Leave out the pictures and repeat every record exactly.

Dataset:
======

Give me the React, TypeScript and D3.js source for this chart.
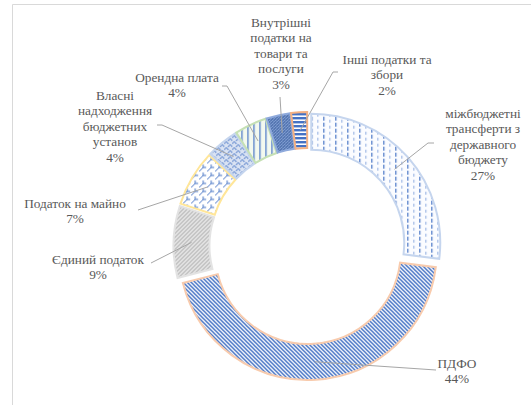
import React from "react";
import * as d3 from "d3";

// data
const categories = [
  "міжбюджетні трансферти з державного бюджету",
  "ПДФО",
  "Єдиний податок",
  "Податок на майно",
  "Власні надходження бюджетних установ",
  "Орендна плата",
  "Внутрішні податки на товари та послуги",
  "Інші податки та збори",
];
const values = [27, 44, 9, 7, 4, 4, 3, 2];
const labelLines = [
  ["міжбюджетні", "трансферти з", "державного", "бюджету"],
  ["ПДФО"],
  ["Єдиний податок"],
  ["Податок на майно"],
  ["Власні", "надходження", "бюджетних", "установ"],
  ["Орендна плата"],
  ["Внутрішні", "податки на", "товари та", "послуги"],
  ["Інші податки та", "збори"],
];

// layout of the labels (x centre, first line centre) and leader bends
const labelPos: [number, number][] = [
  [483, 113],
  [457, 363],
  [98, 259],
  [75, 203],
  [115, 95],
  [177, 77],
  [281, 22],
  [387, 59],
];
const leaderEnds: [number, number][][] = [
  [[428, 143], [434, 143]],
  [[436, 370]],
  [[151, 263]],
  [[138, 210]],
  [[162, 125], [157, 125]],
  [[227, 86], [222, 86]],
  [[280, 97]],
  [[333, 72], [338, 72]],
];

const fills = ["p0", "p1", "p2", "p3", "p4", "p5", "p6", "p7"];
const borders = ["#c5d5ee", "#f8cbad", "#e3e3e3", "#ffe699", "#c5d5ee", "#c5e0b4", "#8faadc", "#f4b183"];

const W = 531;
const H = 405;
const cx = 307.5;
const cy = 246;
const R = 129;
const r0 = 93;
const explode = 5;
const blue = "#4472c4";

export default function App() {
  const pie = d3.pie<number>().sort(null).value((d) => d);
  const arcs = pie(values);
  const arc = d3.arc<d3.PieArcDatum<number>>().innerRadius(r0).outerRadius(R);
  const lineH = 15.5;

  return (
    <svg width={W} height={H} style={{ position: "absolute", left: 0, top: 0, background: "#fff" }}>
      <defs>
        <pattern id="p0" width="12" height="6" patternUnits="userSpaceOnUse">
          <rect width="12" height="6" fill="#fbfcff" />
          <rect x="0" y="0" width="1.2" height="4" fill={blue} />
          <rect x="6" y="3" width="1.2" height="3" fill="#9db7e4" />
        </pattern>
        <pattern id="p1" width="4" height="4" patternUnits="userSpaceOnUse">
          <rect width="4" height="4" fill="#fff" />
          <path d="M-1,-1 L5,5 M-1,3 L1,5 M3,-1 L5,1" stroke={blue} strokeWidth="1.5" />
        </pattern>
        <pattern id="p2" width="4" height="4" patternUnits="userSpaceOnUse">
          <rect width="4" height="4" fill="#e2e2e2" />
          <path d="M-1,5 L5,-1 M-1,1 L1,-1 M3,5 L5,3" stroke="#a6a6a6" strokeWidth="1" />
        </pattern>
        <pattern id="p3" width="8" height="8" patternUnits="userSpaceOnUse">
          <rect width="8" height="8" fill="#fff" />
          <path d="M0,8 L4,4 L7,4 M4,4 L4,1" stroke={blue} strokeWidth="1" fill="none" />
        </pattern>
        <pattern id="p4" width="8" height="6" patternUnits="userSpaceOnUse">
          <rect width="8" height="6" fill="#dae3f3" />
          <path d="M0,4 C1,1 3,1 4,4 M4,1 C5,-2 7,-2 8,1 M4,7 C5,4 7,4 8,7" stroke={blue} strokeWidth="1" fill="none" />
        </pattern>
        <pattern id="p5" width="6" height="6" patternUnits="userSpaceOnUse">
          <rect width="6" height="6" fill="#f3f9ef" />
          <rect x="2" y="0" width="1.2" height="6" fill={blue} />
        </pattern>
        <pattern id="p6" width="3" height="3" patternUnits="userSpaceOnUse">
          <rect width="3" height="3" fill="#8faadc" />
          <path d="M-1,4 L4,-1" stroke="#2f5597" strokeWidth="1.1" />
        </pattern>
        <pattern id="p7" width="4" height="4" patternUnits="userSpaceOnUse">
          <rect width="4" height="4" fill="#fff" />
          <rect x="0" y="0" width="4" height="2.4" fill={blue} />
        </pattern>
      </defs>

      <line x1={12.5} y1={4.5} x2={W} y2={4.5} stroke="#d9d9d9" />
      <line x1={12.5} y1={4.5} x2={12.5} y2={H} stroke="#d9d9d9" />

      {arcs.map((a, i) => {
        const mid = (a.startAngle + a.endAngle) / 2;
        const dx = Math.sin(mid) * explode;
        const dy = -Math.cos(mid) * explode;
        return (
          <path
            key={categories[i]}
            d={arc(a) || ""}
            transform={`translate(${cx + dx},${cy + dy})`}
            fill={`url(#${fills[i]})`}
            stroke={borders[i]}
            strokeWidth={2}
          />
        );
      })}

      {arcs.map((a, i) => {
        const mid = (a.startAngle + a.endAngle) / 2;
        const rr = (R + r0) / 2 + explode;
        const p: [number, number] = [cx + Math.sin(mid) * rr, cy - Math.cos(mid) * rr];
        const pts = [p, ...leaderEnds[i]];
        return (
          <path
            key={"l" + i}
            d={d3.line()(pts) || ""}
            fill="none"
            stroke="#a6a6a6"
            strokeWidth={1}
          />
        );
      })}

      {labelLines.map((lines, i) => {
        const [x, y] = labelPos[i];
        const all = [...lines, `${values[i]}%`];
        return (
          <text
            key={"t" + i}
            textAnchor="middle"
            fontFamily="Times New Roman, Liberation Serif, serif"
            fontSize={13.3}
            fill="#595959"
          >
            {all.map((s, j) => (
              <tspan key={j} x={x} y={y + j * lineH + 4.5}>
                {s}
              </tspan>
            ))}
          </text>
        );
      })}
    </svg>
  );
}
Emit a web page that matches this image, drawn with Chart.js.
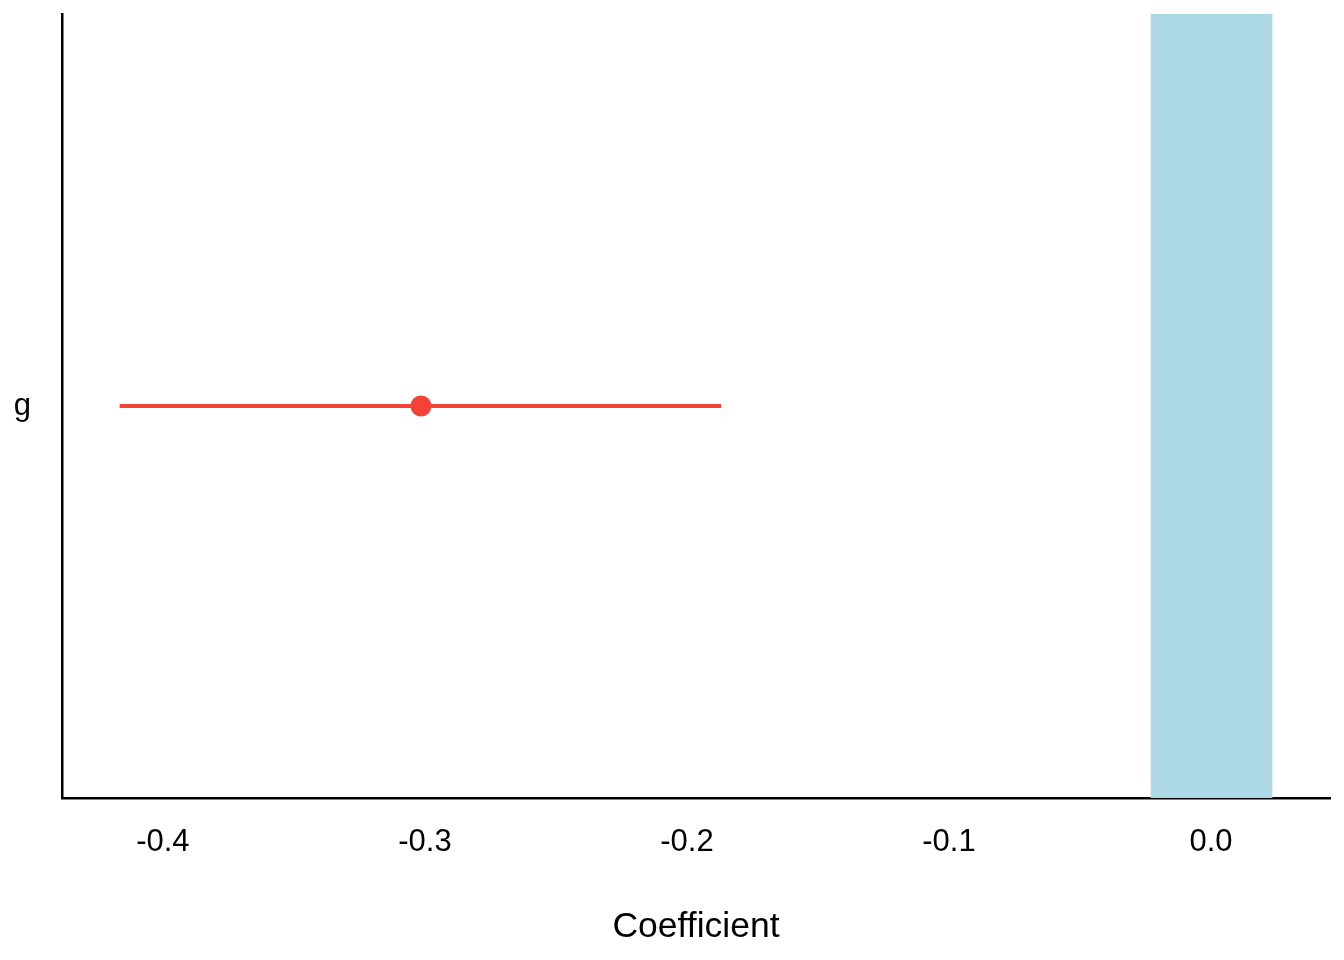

======

Output below:
Give me the React, TypeScript and D3.js source for this chart.
import React from "react";
import * as d3 from "d3";

// data
const categories = [
  "міжбюджетні трансферти з державного бюджету",
  "ПДФО",
  "Єдиний податок",
  "Податок на майно",
  "Власні надходження бюджетних установ",
  "Орендна плата",
  "Внутрішні податки на товари та послуги",
  "Інші податки та збори",
];
const values = [27, 44, 9, 7, 4, 4, 3, 2];
const labelLines = [
  ["міжбюджетні", "трансферти з", "державного", "бюджету"],
  ["ПДФО"],
  ["Єдиний податок"],
  ["Податок на майно"],
  ["Власні", "надходження", "бюджетних", "установ"],
  ["Орендна плата"],
  ["Внутрішні", "податки на", "товари та", "послуги"],
  ["Інші податки та", "збори"],
];

// layout of the labels (x centre, first line centre) and leader bends
const labelPos: [number, number][] = [
  [483, 113],
  [457, 363],
  [98, 259],
  [75, 203],
  [115, 95],
  [177, 77],
  [281, 22],
  [387, 59],
];
const leaderEnds: [number, number][][] = [
  [[428, 143], [434, 143]],
  [[436, 370]],
  [[151, 263]],
  [[138, 210]],
  [[162, 125], [157, 125]],
  [[227, 86], [222, 86]],
  [[280, 97]],
  [[333, 72], [338, 72]],
];

const fills = ["p0", "p1", "p2", "p3", "p4", "p5", "p6", "p7"];
const borders = ["#c5d5ee", "#f8cbad", "#e3e3e3", "#ffe699", "#c5d5ee", "#c5e0b4", "#8faadc", "#f4b183"];

const W = 531;
const H = 405;
const cx = 307.5;
const cy = 246;
const R = 129;
const r0 = 93;
const explode = 5;
const blue = "#4472c4";

export default function App() {
  const pie = d3.pie<number>().sort(null).value((d) => d);
  const arcs = pie(values);
  const arc = d3.arc<d3.PieArcDatum<number>>().innerRadius(r0).outerRadius(R);
  const lineH = 15.5;

  return (
    <svg width={W} height={H} style={{ position: "absolute", left: 0, top: 0, background: "#fff" }}>
      <defs>
        <pattern id="p0" width="12" height="6" patternUnits="userSpaceOnUse">
          <rect width="12" height="6" fill="#fbfcff" />
          <rect x="0" y="0" width="1.2" height="4" fill={blue} />
          <rect x="6" y="3" width="1.2" height="3" fill="#9db7e4" />
        </pattern>
        <pattern id="p1" width="4" height="4" patternUnits="userSpaceOnUse">
          <rect width="4" height="4" fill="#fff" />
          <path d="M-1,-1 L5,5 M-1,3 L1,5 M3,-1 L5,1" stroke={blue} strokeWidth="1.5" />
        </pattern>
        <pattern id="p2" width="4" height="4" patternUnits="userSpaceOnUse">
          <rect width="4" height="4" fill="#e2e2e2" />
          <path d="M-1,5 L5,-1 M-1,1 L1,-1 M3,5 L5,3" stroke="#a6a6a6" strokeWidth="1" />
        </pattern>
        <pattern id="p3" width="8" height="8" patternUnits="userSpaceOnUse">
          <rect width="8" height="8" fill="#fff" />
          <path d="M0,8 L4,4 L7,4 M4,4 L4,1" stroke={blue} strokeWidth="1" fill="none" />
        </pattern>
        <pattern id="p4" width="8" height="6" patternUnits="userSpaceOnUse">
          <rect width="8" height="6" fill="#dae3f3" />
          <path d="M0,4 C1,1 3,1 4,4 M4,1 C5,-2 7,-2 8,1 M4,7 C5,4 7,4 8,7" stroke={blue} strokeWidth="1" fill="none" />
        </pattern>
        <pattern id="p5" width="6" height="6" patternUnits="userSpaceOnUse">
          <rect width="6" height="6" fill="#f3f9ef" />
          <rect x="2" y="0" width="1.2" height="6" fill={blue} />
        </pattern>
        <pattern id="p6" width="3" height="3" patternUnits="userSpaceOnUse">
          <rect width="3" height="3" fill="#8faadc" />
          <path d="M-1,4 L4,-1" stroke="#2f5597" strokeWidth="1.1" />
        </pattern>
        <pattern id="p7" width="4" height="4" patternUnits="userSpaceOnUse">
          <rect width="4" height="4" fill="#fff" />
          <rect x="0" y="0" width="4" height="2.4" fill={blue} />
        </pattern>
      </defs>

      <line x1={12.5} y1={4.5} x2={W} y2={4.5} stroke="#d9d9d9" />
      <line x1={12.5} y1={4.5} x2={12.5} y2={H} stroke="#d9d9d9" />

      {arcs.map((a, i) => {
        const mid = (a.startAngle + a.endAngle) / 2;
        const dx = Math.sin(mid) * explode;
        const dy = -Math.cos(mid) * explode;
        return (
          <path
            key={categories[i]}
            d={arc(a) || ""}
            transform={`translate(${cx + dx},${cy + dy})`}
            fill={`url(#${fills[i]})`}
            stroke={borders[i]}
            strokeWidth={2}
          />
        );
      })}

      {arcs.map((a, i) => {
        const mid = (a.startAngle + a.endAngle) / 2;
        const rr = (R + r0) / 2 + explode;
        const p: [number, number] = [cx + Math.sin(mid) * rr, cy - Math.cos(mid) * rr];
        const pts = [p, ...leaderEnds[i]];
        return (
          <path
            key={"l" + i}
            d={d3.line()(pts) || ""}
            fill="none"
            stroke="#a6a6a6"
            strokeWidth={1}
          />
        );
      })}

      {labelLines.map((lines, i) => {
        const [x, y] = labelPos[i];
        const all = [...lines, `${values[i]}%`];
        return (
          <text
            key={"t" + i}
            textAnchor="middle"
            fontFamily="Times New Roman, Liberation Serif, serif"
            fontSize={13.3}
            fill="#595959"
          >
            {all.map((s, j) => (
              <tspan key={j} x={x} y={y + j * lineH + 4.5}>
                {s}
              </tspan>
            ))}
          </text>
        );
      })}
    </svg>
  );
}
Emit a web page that matches this image, drawn with Chart.js.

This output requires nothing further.